You might be thinking Why does this matter to me? Gun manufacturers have been making guns for long enough to know the right twist rates right? I buy ammo, load it, and pull the trigger over and over and bullets frequently hit targets if I’m lucky.
The last decade has seen great advances in bullet design and technology, vastly superior to the previous 40-50 years before it. Bullets have grown in performance, and length in many cases. Longer and pointy-er bullets have increased efficiency, making them superior performers in almost every way. These ballistically superior bullets are better at wind deflection, drop over distances, and energy retention. Additional weight and length is generally one element that these bullets share. And as we’ve already discussed, longer and heavier bullets required faster twist rates to stabilize them.
So we find ourselves in the midst of a dilemma; there are both bullets and ammunition available on the market today that require the use of faster twist barrels, and yet many firearm manufacturers still use the same barrel twists they have since the sixties and seventies.
A typical loading for the common 300WM thirty years ago would have featured a 165-180 grain bullet, either of which would be properly stabilized in the common 11-12 inch twist rate. But if you could find a box of ammunition in a store today, it could feature bullets as large as 230 grains, which require a much faster twist like a 1-8 or 1-9. If you were to shoot that ammo in your Dad’s old 300WM with a 12 twist, it would shoot like a wet pool noodle in a hurricane. Heavy loads like that will only do well with a proper twisted barrel.
Tipped bullets are another advancement in bullet technology, read more about them here
In addition to the longer and heavier bullets, there are also some bullets that aren’t heavier, but still require a faster twist than historical bullets of the same weight. For example; sticking with the 300WM, you could shoot a heavy round nosed 180-190 grain bullet from the slower 11-12 inch twist barrels, but today you can find bullets that weigh-in at the same class, but still require a faster twist barrel because they are longer by design. Monolithic copper solid bullets like the PVA Cayuga are much longer than lead cored bullets of the same weight.

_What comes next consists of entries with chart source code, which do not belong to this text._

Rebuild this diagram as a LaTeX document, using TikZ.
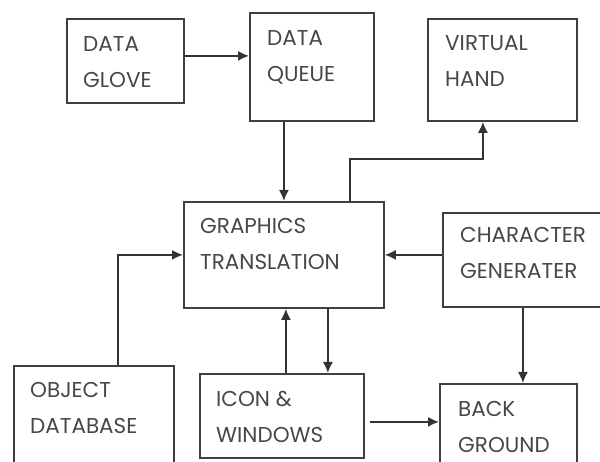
\documentclass[tikz,border=0pt]{standalone}
\usepackage{fontspec}
\setmainfont{Poppins}
\usetikzlibrary{arrows.meta}
\tikzset{
  blk/.style={draw=black!75,line width=1.8pt,rectangle,inner sep=0pt,anchor=north west},
  lbl/.style={anchor=north west,inner sep=0pt,align=left,text=black!72,font=\fontsize{21.5}{36}\selectfont},
  arr/.style={draw=black!80,line width=1.6pt,-{Latex[length=11pt,width=10pt]}}
}
\begin{document}
\begin{tikzpicture}[x=1pt,y=-1pt]
\useasboundingbox (0,0) rectangle (600,462);
\clip (0,0) rectangle (600,462);
% blocks
\node[blk,minimum width=117,minimum height=84] (dg) at (66,18) {};
\node[blk,minimum width=124,minimum height=108] (dq) at (249,12) {};
\node[blk,minimum width=149,minimum height=102] (vh) at (427,18) {};
\node[blk,minimum width=200,minimum height=106] (gt) at (183,201) {};
\node[blk,minimum width=178,minimum height=94] (cg) at (442,212) {};
\node[blk,minimum width=160,minimum height=110] (od) at (13,365) {};
\node[blk,minimum width=164,minimum height=84] (iw) at (199,373) {};
\node[blk,minimum width=137,minimum height=92] (bg) at (439,383) {};
% labels
\node[lbl] (dg-t) at (83,36) {DATA\\GLOVE};
\node[lbl] (dq-t) at (267,30) {DATA\\QUEUE};
\node[lbl] (vh-t) at (445,35) {VIRTUAL\\HAND};
\node[lbl] (gt-t) at (200,218) {GRAPHICS\\TRANSLATION};
\node[lbl] (cg-t) at (460,227) {CHARACTER\\GENERATER};
\node[lbl] (od-t) at (30,382) {OBJECT\\DATABASE};
\node[lbl] (iw-t) at (216,391) {ICON \&\\WINDOWS};
\node[lbl] (bg-t) at (458,401) {BACK\\GROUND};
% arrows
\draw[arr] ([yshift=5pt]dg.east) -- ([yshift=5pt]dg.east -| dq.west);
\draw[arr] (gt.north |- dq.south) -- (gt.north);
\draw[arr] ([xshift=66pt]gt.north) -- ++(0,-42) -| ([xshift=-19.5pt]vh.south);
\draw[arr] (cg.west |- gt.east) -- (gt.east);
\draw[arr] ([xshift=24pt]od.north) |- (gt.west);
\draw[arr] ([xshift=4pt]iw.north) -- ([xshift=4pt]iw.north |- gt.south);
\draw[arr] ([xshift=44pt]gt.south) -- ([xshift=44pt]gt.south |- iw.north);
\draw[arr,shorten <=5pt] ([yshift=-6pt]iw.east) -- ([yshift=-6pt]iw.east -| bg.west);
\draw[arr] ([xshift=14.5pt]bg.north |- cg.south) -- ([xshift=14.5pt]bg.north);
\end{tikzpicture}
\end{document}
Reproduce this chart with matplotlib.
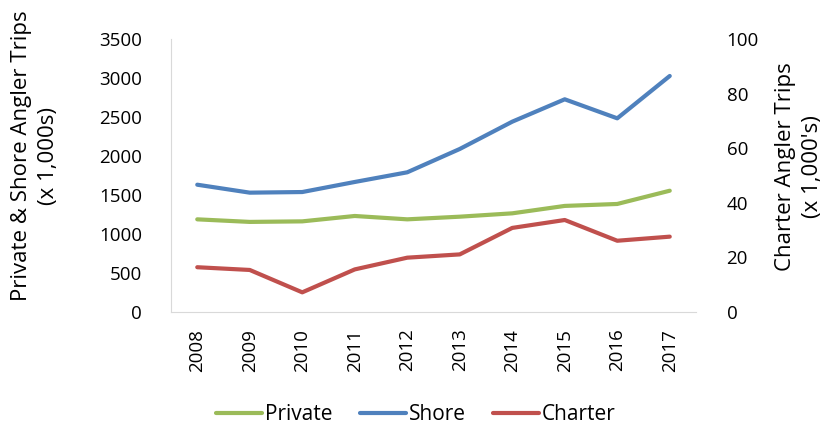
import matplotlib
matplotlib.use("Agg")
import matplotlib.pyplot as plt

years = ["2008", "2009", "2010", "2011", "2012", "2013", "2014", "2015", "2016", "2017"]
private = [1188, 1155, 1162, 1231, 1188, 1222, 1265, 1360, 1385, 1555]
shore = [1632, 1530, 1538, 1667, 1791, 2090, 2440, 2727, 2483, 3026]
charter = [16.4, 15.4, 7.2, 15.6, 19.9, 21.1, 30.8, 33.7, 26.1, 27.6]

plt.rcParams['font.family'] = ['Open Sans', 'DejaVu Sans']
fs = 13.5

fig = plt.figure(figsize=(8.27, 4.24), dpi=100)
ax = fig.add_axes([171/827, 1-312/424, (696-171)/827, (312-39)/424])
ax2 = ax.twinx()

x = list(range(len(years)))
lp, = ax.plot(x, private, color='#9BBB59', lw=3, solid_capstyle='round', label='Private')
ls, = ax.plot(x, shore, color='#4F81BD', lw=3, solid_capstyle='round', label='Shore')
lc, = ax2.plot(x, charter, color='#C0504D', lw=3, solid_capstyle='round', label='Charter')

ax.set_xlim(-0.5, len(years) - 0.5)
ax.set_ylim(0, 3500)
ax2.set_ylim(0, 100)
ax.set_yticks(range(0, 3501, 500))
ax2.set_yticks(range(0, 101, 20))
ax.set_xticks(x)
ax.set_xticklabels(years, rotation=90, fontsize=fs)
ax.tick_params(axis='both', length=0, labelsize=fs, colors='#000000')
ax.tick_params(axis='y', pad=21)
ax.tick_params(axis='x', pad=12)
ax2.tick_params(axis='y', length=0, labelsize=fs, pad=22)

for a in (ax, ax2):
    for s in a.spines.values():
        s.set_visible(False)
ax.spines['left'].set_visible(True)
ax.spines['bottom'].set_visible(True)
ax.spines['left'].set_color('#D9D9D9')
ax.spines['bottom'].set_color('#D9D9D9')

fig.text(0.042, 0.633, "Private & Shore Angler Trips\n(x 1,000s)", rotation=90,
         ha='center', va='center', fontsize=16, linespacing=1.4)
fig.text(0.966, 0.607, "Charter Angler Trips\n(x 1,000's)", rotation=90,
         ha='center', va='center', fontsize=16, linespacing=1.4)

fig.legend(handles=[lp, ls, lc], loc='center', bbox_to_anchor=(0.503, 0.022),
           ncol=3, frameon=False, fontsize=15, handlelength=2.2, handletextpad=0.15,
           columnspacing=1.3)

fig.savefig("out.png", dpi=100)
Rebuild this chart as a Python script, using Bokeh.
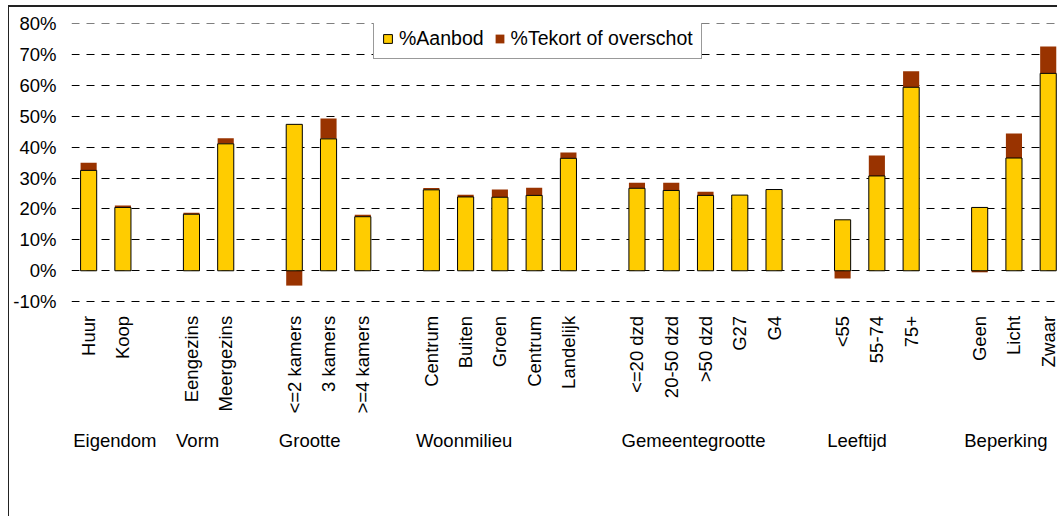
import math
import numpy as np
from bokeh.plotting import figure
from bokeh.models import (ColumnDataSource, Range1d, FixedTicker, PrintfTickFormatter,
                          Legend, LegendItem)
from bokeh.core.properties import value
from bokeh.embed import file_html
from bokeh.resources import INLINE

FONT = "Liberation Sans"
FS = "18.5px"

# ---- data ----
groups = ["Eigendom", "Vorm", "Grootte", "Woonmilieu", "Gemeentegrootte", "Leeftijd", "Beperking"]
group_cats = [
    ["Huur", "Koop"],
    ["Eengezins", "Meergezins"],
    ["<=2 kamers", "3 kamers", ">=4 kamers"],
    ["Centrum", "Buiten", "Groen", "Centrum", "Landelijk"],
    ["<=20 dzd", "20-50 dzd", ">50 dzd", "G27", "G4"],
    ["<55", "55-74", "75+"],
    ["Geen", "Licht", "Zwaar"],
]
aanbod = [32.5, 20.5, 18.3, 41.1, 47.4, 42.7, 17.5, 26.2, 23.9, 23.8, 24.4, 36.4,
          26.7, 26.0, 24.4, 24.5, 26.3, 16.5, 30.7, 59.4, 20.5, 36.5, 63.9]
tekort = [2.5, 0.6, 0.5, 1.8, -4.8, 6.6, 0.6, 0.6, 0.7, 2.5, 2.5, 1.9,
          1.8, 2.5, 1.2, 0.0, 0.0, -2.5, 6.6, 5.2, -0.5, 7.9, 8.7]
y_ticks = [-10, 0, 10, 20, 30, 40, 50, 60, 70, 80]

# ---- slot positions (one empty slot between groups) ----
xs, labels, group_start = [], [], []
i = 0
for cats in group_cats:
    group_start.append(i)
    for c in cats:
        xs.append(i)
        labels.append(c)
        i += 1
    i += 1

aan = np.array(aanbod)
tek = np.array(tekort)
tek_bottom = np.where(tek >= 0, aan, 0.0)
tek_top = tek_bottom + tek

src = ColumnDataSource(dict(x=xs, aan=aan, tb=tek_bottom, tt=tek_top))

# frame runs to the bottom of the chart so that the category texts can live inside it
p = figure(width=1049, height=511, output_backend="svg", toolbar_location=None,
           x_range=Range1d(-0.5, 28.3), y_range=Range1d(-80.2, 80.05),
           min_border_left=62, min_border_right=0, min_border_top=16, min_border_bottom=0)
p.outline_line_color = None
p.background_fill_color = "white"
p.border_fill_color = "white"

r_tek = p.vbar(x="x", width=0.47, bottom="tb", top="tt", source=src,
               fill_color="#993300", line_color=None)
r_aan = p.vbar(x="x", width=0.47, bottom=0, top="aan", source=src,
               fill_color="#FFCC00", line_color="#000000", line_width=1)

# category labels (vertical, reading upward, ending just below the -10% line)
lab_src = ColumnDataSource(dict(x=xs, y=[-14.6] * len(xs), t=labels))
p.text(x="x", y="y", text="t", source=lab_src, angle=math.pi / 2,
       text_align="right", text_baseline="middle",
       text_font=value(FONT), text_font_size=FS, text_color="#000000")

# group labels
grp_src = ColumnDataSource(dict(x=[s - 0.45 for s in group_start], y=[-55.0] * len(groups), t=groups))
p.text(x="x", y="y", text="t", source=grp_src,
       text_align="left", text_baseline="middle",
       text_font=value(FONT), text_font_size=FS, text_color="#000000")

# axes / grid
p.xaxis.visible = False
p.xgrid.visible = False
p.ygrid.ticker = FixedTicker(ticks=y_ticks)
p.ygrid.grid_line_color = "#000000"
p.ygrid.grid_line_dash = "8 7"
p.ygrid.grid_line_width = 1

ya = p.yaxis[0]
ya.ticker = FixedTicker(ticks=y_ticks)
ya.formatter = PrintfTickFormatter(format="%d%%")
ya.axis_line_color = None
ya.major_tick_line_color = None
ya.minor_tick_line_color = None
ya.major_tick_out = 0
ya.major_tick_in = 0
ya.major_label_standoff = 15
ya.major_label_text_font = FONT
ya.major_label_text_font_size = FS
ya.major_label_text_color = "#000000"

legend = Legend(items=[LegendItem(label="%Aanbod", renderers=[r_aan]),
                       LegendItem(label="%Tekort of overschot", renderers=[r_tek])],
                orientation="horizontal", location=(302, 459),
                glyph_width=11, glyph_height=11, label_standoff=6, spacing=10,
                padding=8, margin=0,
                label_text_font=FONT, label_text_font_size="19.5px", label_text_color="#000000",
                border_line_color="#333333", border_line_width=1,
                background_fill_color="white", background_fill_alpha=1.0)
p.add_layout(legend, "center")

p.styles = {"margin-left": "9px", "margin-top": "7px", "box-shadow": "-1px -2px 0 0 #222222"}

open("out.html", "w").write(file_html(p, INLINE))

The reason it matters to you as the shooter is that you must use the right combination of barrel twist and bullet if you want to do well.
Plan of Attack
To improve your performance you can approach this from two different methods depending on your plans. But before doing so, you should define your purposes (ie hunting, target shooting, long-range, etc.). If you plan to hit steel targets at a mile, then select a bullet in the caliber of your choice that will do the job adequately. If hunting moose at 500 yards is your purpose, then again choose a bullet in the caliber of your choice that will do the job adequately.
Barrel twist should be determined well before a rifle is built, click here for more tips on building your own custom rifle.
If you are building or purchasing a rifle, you can either select a model with the appropriate caliber and twist rate for your planned purpose, or you can specify that caliber and twist on your build sheet. Either way ensures that you have the proper barrel twist rate to suitably stabilize your bullet of choice.
The second method is if you already have your rifle in hand. Changing twist rates requires changing the whole barrel, so the only way to adapt is to select a bullet that best performs in the twist rate you already have. There are a surprising amount of new and better bullets that can increase your rifles performance, just make sure that you choose a bullet that fits the twist rate of your rifle.
Armed with the proper knowledge about bullets and twist rates, you can increase your range and performance when shooting. Some manufacturers are ahead of the curve, and already produce rifles with more aggressive twist rates. Using these barrels with appropriate twist rates to shoot the most advanced and high performing bullets available will take your shooting to the next level, and make sure you aren’t under-twisted.